Medium-Term (2028+): Pure Silicon and Solid-State Platforms
Pure silicon anodes remain a 2028+ proposition, primarily for premium all-solid-state battery platforms. Sulfide solid-state electrolytes — particularly argyrodite-type Li₆PS₅Cl — are the preferred pairing for silicon, given their mechanical compliance and ionic conductivity. Companies targeting ASSBs should evaluate silicon-sulfide cell architectures as the primary development platform rather than oxide-based ceramics. The convergence of POSTECH's pure silicon anode work (2023) and UC San Diego's carbon-free silicon ASSB demonstration (2021) signals increasing research consensus on this direction.

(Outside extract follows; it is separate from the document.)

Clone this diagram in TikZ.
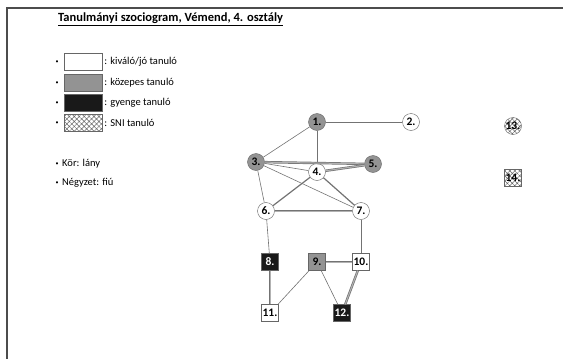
\documentclass[tikz,border=0pt]{standalone}
\usepackage{fontspec}
\setmainfont{Carlito}
\usetikzlibrary{patterns.meta}
\begin{document}
\begin{tikzpicture}[x=1pt,y=-1pt]
    \tikzset{every node/.style={font=\fontsize{10.5}{11}\selectfont},
        girl/.style={circle,draw=gray!80!black,minimum size=17pt,inner sep=0pt,font=\fontsize{11.5}{11}\selectfont\bfseries},
        boy/.style={rectangle,draw=gray!80!black,minimum size=17pt,inner sep=0pt,font=\fontsize{11.5}{11}\selectfont\bfseries},
        good/.style={fill=white},
        mid/.style={fill=gray!85},
        weak/.style={fill=black!90,text=white},
        sni/.style={pattern={Hatch[angle=45,distance=3.5pt,line width=0.5pt]},pattern color=gray!80!black},
        tie/.style={draw=gray!90!black,line width=0.6pt},
        strong/.style={draw=gray!90!black,line width=1.2pt},
        mutual/.style={draw=gray!90!black,double=gray!60,double distance=1pt,line width=0.7pt},
        keybox/.style={rectangle,draw=gray!80!black,minimum width=38pt,minimum height=17pt,inner sep=0pt},
        dot/.style={font=\fontsize{6}{6}\selectfont,inner sep=0pt}}
    \useasboundingbox (0,0) rectangle (563,359);
    % frame
    \draw[gray!60!black,line width=1.5pt] (7,359) -- (7,8) -- (563,8);
    \node[anchor=west,font=\fontsize{12.5}{12}\selectfont\bfseries,inner sep=0pt] (title) at (58,19) {\underline{Tanulmányi szociogram, Vémend, 4. osztály}};
    % legend
    \node[keybox,good] (k1) at (83,62) {};
    \node[keybox,mid] (k2) at (83,83) {};
    \node[keybox,weak] (k3) at (83,103) {};
    \node[keybox,sni] (k4) at (83,123) {};
    \node[anchor=west,inner sep=2pt] (l1) at (k1.east) {: kiváló/jó tanuló};
    \node[anchor=west,inner sep=2pt] (l2) at (k2.east) {: közepes tanuló};
    \node[anchor=west,inner sep=2pt] (l3) at (k3.east) {: gyenge tanuló};
    \node[anchor=west,inner sep=2pt] (l4) at (k4.east) {: SNI tanuló};
    \node[dot] (b1) at (57,62) {\textbullet};
    \node[dot] (b2) at (57,83) {\textbullet};
    \node[dot] (b3) at (57,103) {\textbullet};
    \node[dot] (b4) at (57,123) {\textbullet};
    \node[dot] (b5) at (57,164) {\textbullet};
    \node[dot] (b6) at (57,183) {\textbullet};
    \node[anchor=west,inner sep=0pt] (kor) at (62,164) {Kör: lány};
    \node[anchor=west,inner sep=0pt] (negy) at (62,183) {Négyzet: fiú};
    % students
    \node[girl,mid] (n1) at (317,122) {1.};
    \node[girl,good] (n2) at (411,122) {2.};
    \node[girl,mid] (n3) at (256,162) {3.};
    \node[girl,good] (n4) at (317,172) {4.};
    \node[girl,mid] (n5) at (373,164) {5.};
    \node[girl,good] (n6) at (266,211) {6.};
    \node[girl,good] (n7) at (361,211) {7.};
    \node[boy,weak] (n8) at (270,262) {8.};
    \node[boy,mid] (n9) at (317,262) {9.};
    \node[boy,good] (n10) at (361,262) {10.};
    \node[boy,good] (n11) at (270,313) {11.};
    \node[boy,weak] (n12) at (342,313) {12.};
    \node[girl,sni] (n13) at (513,126) {13.};
    \node[boy,sni] (n14) at (513,178) {14.};
    % choices
    \draw[tie] (n1) -- (n2);
    \draw[tie] (n1) -- (n3);
    \draw[tie] (n1) -- (n4);
    \draw[tie] (n3) -- (n4);
    \draw[tie] (n3) -- (n7);
    \draw[tie] (n3) -- (n6);
    \draw[strong] (n4) -- (n6);
    \draw[strong] (n4) -- (n7);
    \draw[mutual] (n3) -- (n5);
    \draw[mutual] (n4) -- (n5);
    \draw[mutual] (n6) -- (n7);
    \draw[tie] (n6) -- (n8);
    \draw[tie] (n7) -- (n10);
    \draw[mutual] (n8) -- (n11);
    \draw[tie] (n9) -- (n11);
    \draw[mutual] (n9) -- (n10);
    \draw[tie] (n9) -- (n12);
    \draw[mutual] (n10) -- (n12);
\end{tikzpicture}
\end{document}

Emerging Structural Paradigms to Monitor
Three emerging structural directions from the most recent publications (2022–2024) warrant active monitoring. Two-dimensional silicon architectures — documented by Shandong University in 2023 — offer short ion diffusion pathways, reduced volume change, and low Li⁺ transport energy barriers, representing a structural paradigm shift beyond conventional nanoparticles. Silicon quantum dot composites in micron graphite (University of Cambridge, 2022) simultaneously resolve the nanoscale-versus-micron tradeoff on ICE and cycle stability. Three-dimensional printed silicon-graphene architectures (BeDimensional S.p.A., Italy, 2021) represent an early signal of additive manufacturing entering the silicon anode fabrication space, enabling precise porosity control. Research published by IEEE on advanced manufacturing for battery electrodes suggests that precision fabrication methods, including additive manufacturing, are gaining traction as a route to controlled electrode microstructure at scale.
Silicon-graphite composite anodes at 5–15 wt.% silicon loading paired with NMC cathodes represent the most commercially viable near-term pathway for electric vehicle batteries, according to techno-economic modelling published by the University of Münster in 2021, with pure silicon anodes positioned as a 2028+ proposition for premium all-solid-state battery platforms.